I leave the press-in area relatively rough so compressed ridges have a place to flow. I cut or file a very slight taper on the end of the pin and press it a little ways in with the intended pressure, put it back in the lathe and set the bit to shave a chip (or dust) just past the end of the press marks. If it won't recenter, file it and use the feel of a micrometer as a gage.
You can make a drill bit enlarge a slightly undersize hole to size nearly as well as a reamer by snugging up the quill lock so it doesn't jump and feeding slowly. Measure the drill bit's diameter right at the point, the shank may be smaller. With care and a good chuck I can drill within a thousandth of the measurement. Any runout makes the hole larger.
Stuff like that is for non-critical home shop jobs on a limited budget. When you build something and use it yourself, you can get away with a lot more. You know what's weak, keep an eye on it, and can fix it. It becomes a grey area on a free repairs for friends. I'm likely to admit I don't have the right tools rather than do something questionable that could break and hurt them.
They DO sell dowel pins with the same tolerances, .001 under and .001 over, so for your example hole you could ream the mating hole exactly .
250" and use a .249" dowel pin, if you ever wanted to take the assembly apart again. Clamp together, drill and ream the mating halves .249", separate and ream one half .250". It just depends on the design and what you want to do with it. Mostly for jig and fixture folks.
On Mon, 09 Mar 2009 21:48:54 -0500, RoyJ wrote: (top posting obsessively fixed)

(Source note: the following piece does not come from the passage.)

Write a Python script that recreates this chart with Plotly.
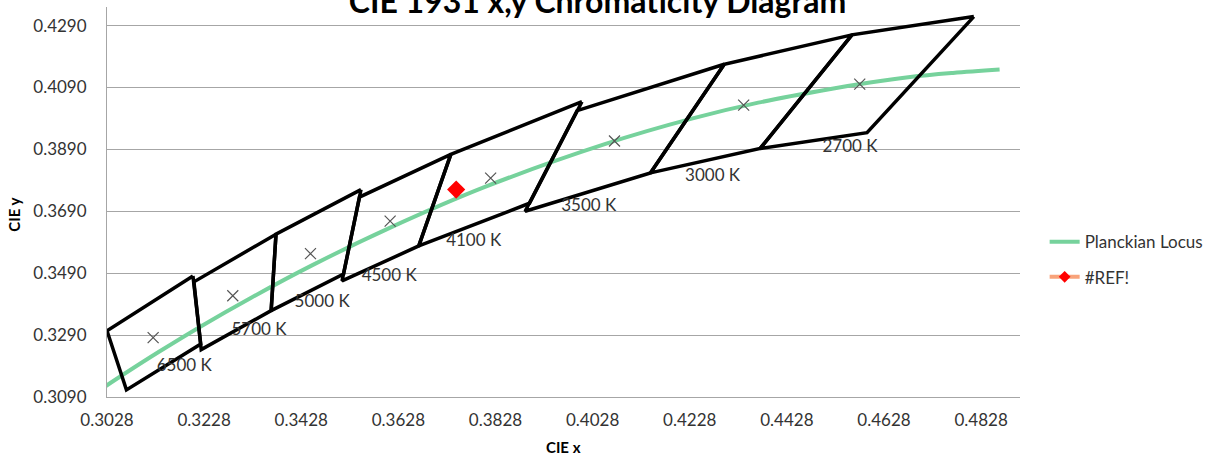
import plotly.graph_objects as go

# ---- data ----
cct_labels = ["2700 K", "3000 K", "3500 K", "4100 K", "4500 K", "5000 K", "5700 K", "6500 K"]

# quadrangle corners (x list, y list), closed
quad_x = [
    [0.4813, 0.4562, 0.4373, 0.4593, 0.4813],
    [0.4562, 0.4299, 0.4147, 0.4373, 0.4562],
    [0.4299, 0.3996, 0.3889, 0.4147, 0.4299],
    [0.4006, 0.3736, 0.3670, 0.3898, 0.4006],
    [0.3736, 0.3548, 0.3512, 0.3670, 0.3736],
    [0.3551, 0.3376, 0.3366, 0.3515, 0.3551],
    [0.3376, 0.3207, 0.3222, 0.3366, 0.3376],
    [0.3205, 0.3028, 0.3068, 0.3221, 0.3205],
]
quad_y = [
    [0.4319, 0.4260, 0.3893, 0.3944, 0.4319],
    [0.4260, 0.4165, 0.3814, 0.3893, 0.4260],
    [0.4165, 0.4015, 0.3690, 0.3814, 0.4165],
    [0.4044, 0.3874, 0.3578, 0.3716, 0.4044],
    [0.3874, 0.3736, 0.3465, 0.3578, 0.3874],
    [0.3760, 0.3616, 0.3369, 0.3487, 0.3760],
    [0.3616, 0.3462, 0.3243, 0.3369, 0.3616],
    [0.3481, 0.3304, 0.3113, 0.3261, 0.3481],
]

# quadrangle centre points (x marks)
center_x = [0.4578, 0.4339, 0.4073, 0.3818, 0.3611, 0.3447, 0.3287, 0.3123]
center_y = [0.4101, 0.4033, 0.3917, 0.3797, 0.3658, 0.3553, 0.3417, 0.3282]

# label positions
label_x = [0.4558, 0.4275, 0.4020, 0.3783, 0.3609, 0.3471, 0.3341, 0.3187]
label_y = [0.3896, 0.3803, 0.3706, 0.3590, 0.3477, 0.3396, 0.3303, 0.3187]

# Planckian locus
locus_x = [0.4866, 0.4770, 0.4682, 0.4599, 0.4521, 0.4369, 0.4234, 0.4053, 0.3805,
           0.3608, 0.3451, 0.3324, 0.3221, 0.3135, 0.3064, 0.3004]
locus_y = [0.4148, 0.4137, 0.4124, 0.4106, 0.4086, 0.4041, 0.3990, 0.3907, 0.3768,
           0.3635, 0.3516, 0.3410, 0.3318, 0.3236, 0.3165, 0.3103]

# measured point
ref_x = [0.3747]
ref_y = [0.3760]

x_ticks = [0.3028, 0.3228, 0.3428, 0.3628, 0.3828, 0.4028, 0.4228, 0.4428, 0.4628, 0.4828]
y_ticks = [0.3090, 0.3290, 0.3490, 0.3690, 0.3890, 0.4090, 0.4290]

FONT = "Lato"
TXT = "#333333"

fig = go.Figure()

fig.add_trace(go.Scatter(
    x=locus_x, y=locus_y, mode="lines", name="Planckian Locus",
    line=dict(color="#76D29C", width=4, shape="spline"),
    legendgroup="a", showlegend=True,
))

for qx, qy in zip(quad_x, quad_y):
    fig.add_trace(go.Scatter(
        x=qx, y=qy, mode="lines", line=dict(color="black", width=3.5),
        showlegend=False, hoverinfo="skip",
    ))

fig.add_trace(go.Scatter(
    x=center_x, y=center_y, mode="markers",
    marker=dict(symbol="x-thin-open", size=11, color="#555555",
                line=dict(color="#555555", width=1.2)),
    showlegend=False,
))

fig.add_trace(go.Scatter(
    x=label_x, y=label_y, mode="text", text=cct_labels,
    textfont=dict(family=FONT, size=17, color=TXT),
    showlegend=False, hoverinfo="skip",
))

fig.add_trace(go.Scatter(
    x=ref_x, y=ref_y, mode="markers",
    marker=dict(symbol="diamond", size=14, color="#FF0000"),
    showlegend=False,
))
# legend entry for #REF!
fig.add_trace(go.Scatter(
    x=[None], y=[None], mode="lines+markers", name="#REF!",
    line=dict(color="#F8A37A", width=4),
    marker=dict(symbol="diamond", size=9, color="#FF0000"),
    legendgroup="b", showlegend=True,
))

fig.update_layout(
    width=1212, height=457,
    margin=dict(l=107, r=192, t=7, b=60, autoexpand=False),
    paper_bgcolor="white", plot_bgcolor="white",
    font=dict(family=FONT, size=17, color=TXT),
    title=dict(text="<b>CIE 1931 x,y Chromaticity Diagram</b>",
               x=0.493, xanchor="center", y=0.9953, yanchor="middle",
               xref="container", yref="container",
               font=dict(family=FONT, size=32, color="black")),
    xaxis=dict(range=[0.3028, 0.4908], tickvals=x_ticks,
               ticktext=[f"{v:.4f}" for v in x_ticks],
               showgrid=False, zeroline=False, showline=True,
               linecolor="#A6A6A6", linewidth=1, ticks="",
               tickfont=dict(family=FONT, size=17, color=TXT),
               ticklabelstandoff=8),
    yaxis=dict(range=[0.309, 0.435], tickvals=y_ticks,
               ticktext=[f"{v:.4f}" for v in y_ticks],
               showgrid=True, gridcolor="#A6A6A6", gridwidth=1,
               zeroline=False, showline=True,
               linecolor="#A6A6A6", linewidth=1, ticks="",
               tickfont=dict(family=FONT, size=17, color=TXT),
               ticklabelstandoff=16),
    legend=dict(x=1.027, xanchor="left", y=0.352, yanchor="middle",
                font=dict(family=FONT, size=17, color=TXT),
                tracegroupgap=10, bgcolor="rgba(0,0,0,0)"),
    annotations=[
        dict(text="<b>CIE x</b>", x=0.5, y=-0.128, xref="paper", yref="paper",
             showarrow=False, xanchor="center", yanchor="middle",
             font=dict(family=FONT, size=15, color="black")),
        dict(text="<b>CIE y</b>", x=-0.102, y=0.467, xref="paper", yref="paper",
             showarrow=False, textangle=-90, xanchor="center", yanchor="middle",
             font=dict(family=FONT, size=15, color="black")),
    ],
)

fig.write_html("out.html",
               config={"displayModeBar": False},
               post_script="document.body.style.margin='0';document.body.style.overflow='hidden';")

What sort of diameters do you use?
I know that shrink fits are routinely used on some wrist pins for automobile engines, with a hot rod, a room-temperature pin and piston, and a light (or no) press fit.
I've also been told that this is a way to sleeve out a flathead V-8 engine -- you go ahead and bore out the cylinders until you're into the water jackets or have at least seriously thinned the walls, then you drop chilled cast iron sleeves into the heated block.

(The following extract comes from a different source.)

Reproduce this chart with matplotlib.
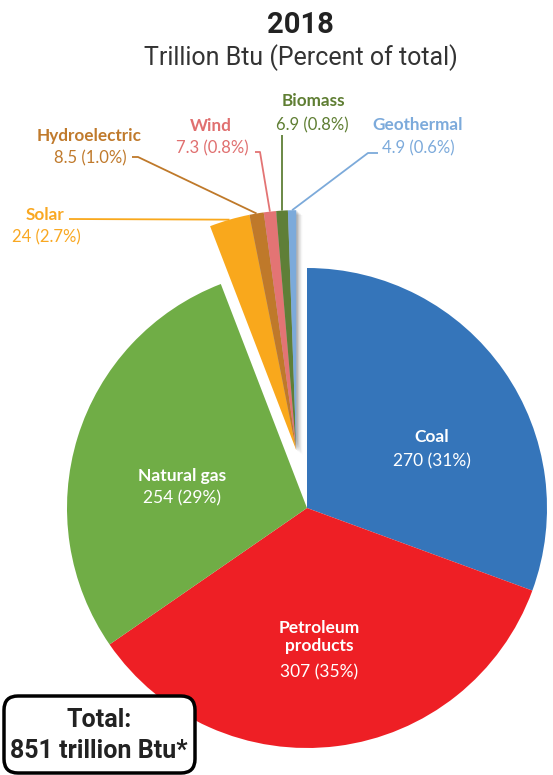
import matplotlib
matplotlib.use('Agg')
import matplotlib.pyplot as plt
import numpy as np
from matplotlib.patches import Wedge, FancyBboxPatch

# ---- data ----
categories = ['Coal', 'Petroleum\nproducts', 'Natural gas', 'Solar',
              'Hydroelectric', 'Wind', 'Biomass', 'Geothermal']
values = [270, 307, 254, 24, 8.5, 7.3, 6.9, 4.9]
value_labels = ['270', '307', '254', '24', '8.5', '7.3', '6.9', '4.9']
percents = ['31%', '35%', '29%', '2.7%', '1.0%', '0.8%', '0.8%', '0.6%']
colors = ['#3575BA', '#EE1F25', '#70AD46', '#F9A81C',
          '#BF792A', '#E37474', '#5F7F37', '#7CAADA']
text_colors = ['white', 'white', 'white', '#F9A822',
               '#C07A2C', '#E07070', '#5F7E33', '#7CAADB']
title = '2018'
subtitle = 'Trillion Btu (Percent of total)'
total_lines = ['Total:', '851 trillion Btu*']

W, H = 553, 775
fig = plt.figure(figsize=(W / 100, H / 100), dpi=100)
ax = fig.add_axes([0, 0, 1, 1])


def Y(y):
    return H - y


cx, cy, R = 307, Y(508), 240
wedges, _ = ax.pie(values, colors=colors, startangle=90, counterclock=False,
                   center=(cx, cy), radius=R, frame=True,
                   wedgeprops=dict(linewidth=0))
ax.set_xlim(0, W)
ax.set_ylim(0, H)
ax.set_aspect('equal')
ax.axis('off')

# explode the small slices as a group
small = wedges[3:]
t1 = min(w.theta1 for w in small)
t2 = max(w.theta2 for w in small)
mid = np.deg2rad((t1 + t2) / 2)
off = 0.245 * R
gx, gy = cx + off * np.cos(mid), cy + off * np.sin(mid)
for w in small:
    w.set_center((gx, gy))
    w.set_zorder(2)

# soft shadow behind the group
for k, a in [(1.5, 0.12), (3, 0.10), (4.5, 0.07), (6, 0.04)]:
    ax.add_patch(Wedge((gx + k, gy - k * 0.8), R, t1, t2, color='black',
                       alpha=a, lw=0, zorder=1.5))

# inside labels
inner = {0: [(432, 437), (432, 461)],
         1: [(319, 637), (319, 672)],
         2: [(182, 476), (182, 498)]}
for i, ((nx, ny), (vx, vy)) in inner.items():
    ax.text(nx, Y(ny), categories[i], ha='center', va='center', color='white',
            fontsize=12.5, fontweight='bold', family='Lato', linespacing=1.2,
            zorder=5)
    ax.text(vx, Y(vy), f'{value_labels[i]} ({percents[i]})', ha='center',
            va='center', color='white', fontsize=12.5, family='Lato', zorder=5)

# outside labels with leader lines
outer = {3: [(45, 215), (46, 237), [(69, 219)]],
         4: [(89, 136), (90, 158), [(132, 157), (138, 157)]],
         5: [(211, 126), (212, 148), [(255, 152), (260, 152)]],
         6: [(313, 101), (312, 125), [(282, 135)]],
         7: [(418, 125), (418, 148), [(378, 153), (368, 153)]]}
for i, ((nx, ny), (vx, vy), pts) in outer.items():
    w = wedges[i]
    ang = np.deg2rad((w.theta1 + w.theta2) / 2)
    ex, ey = gx + R * np.cos(ang), gy + R * np.sin(ang)
    xs = [p[0] for p in pts] + [ex]
    ys = [Y(p[1]) for p in pts] + [ey]
    ax.plot(xs, ys, color=colors[i], lw=1.3, zorder=1.2,
            solid_capstyle='butt')
    ax.text(nx, Y(ny), categories[i], ha='center', va='center',
            color=text_colors[i], fontsize=12.3, fontweight='bold',
            family='Lato', zorder=5)
    ax.text(vx, Y(vy), f'{value_labels[i]} ({percents[i]})', ha='center',
            va='center', color=text_colors[i], fontsize=12, family='Lato',
            zorder=5)

# titles
ax.text(300, Y(33), title, ha='center', va='baseline', fontsize=21,
        fontweight='bold', family='Roboto', color='#222222')
ax.text(301, Y(65), subtitle, ha='center', va='baseline', fontsize=18,
        family='Roboto', color='#333333')

# total box
ax.add_patch(FancyBboxPatch((4, Y(773)), 191, 77,
                            boxstyle='round,pad=0,rounding_size=14',
                            lw=2.5, ec='black', fc='white', zorder=6))
ax.text(99, Y(720), total_lines[0], ha='center', va='center', fontsize=18,
        fontweight='bold', family='Roboto', color='#222222', zorder=7)
ax.text(99, Y(751), total_lines[1], ha='center', va='center', fontsize=18,
        fontweight='bold', family='Roboto', color='#222222', zorder=7)

fig.savefig('out.png', dpi=100)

The jig and fixture folks have milling machines accurate enough to make multiple dowel pins all align. They rarely let me use them.
Yuo can still locate with dowel pins if you have simpler machinery but you need to make adjustments. As Stan noted, drill and ream them one at a time without moving the table. This can be difficult on a drill press or mill-drill with limited quill travel unless you cut the reamers short. A lathe with a faceplate is very good for precisely locating and boring holes although the process is slow.

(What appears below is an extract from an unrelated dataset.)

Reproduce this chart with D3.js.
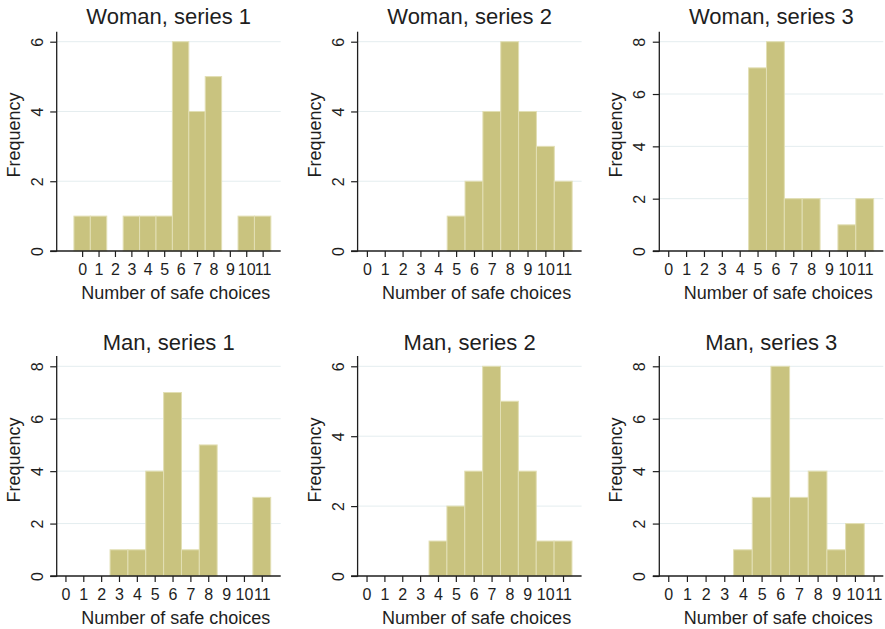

If one dowel pin locates a hole and a second locates a slot, then the distance between the pins isn't critical. Kinematically this is as good as two dowel pins in holes, maybe better if you have to bang the pieces together, but it will wear faster.
If some of the pins end up slanted, drill through so you can punch them out to unlock and separate the parts.
Boy! Lots of good input so far. Just a note of caution about reaming softer materials for a press fit: Over time, some softer materials must flow away from the junction, I think. We do a fair amount of pressing steel pins into alumimum bubs that really take a beating all their life. Take a look at tensile strength tables for various aluminum alloys and you will see vast differences. I think one would need to proceed pretty cautiously when designing the proper fits for the proper applications. This is why the over and under AND special "decimal" reamers are available.
First off -- the dowel pin may well be a few tenths undersized for free sliding in a precise hole.
Second -- depending on how firm a grip you need, you may want more interference. A precise sized dowel pin in a precise sized reamed hole may well be just a thumb strength press fit. Not counting what may happen with temperature changes if the hole and the pin are different materials. What fits at one temperature may be a sliding fit at another, and something requiring a hydraulic press to install at yet another. :-)
Well, the terms have been established for over 100 years and they're pretty universal in manufacturing. An interference fit is a press fit in which the male part is dimensionally larger (by a very small amount) than the female part. It's done at room temperature. A part that's fitted for interference by heating of the female and/or chilling of the male is called a shrink fit. A slip fit is one in which the male is dimensionally smaller than the female part, also by a very small amount. These don't often slip in place, actually. They usually require a little pressing.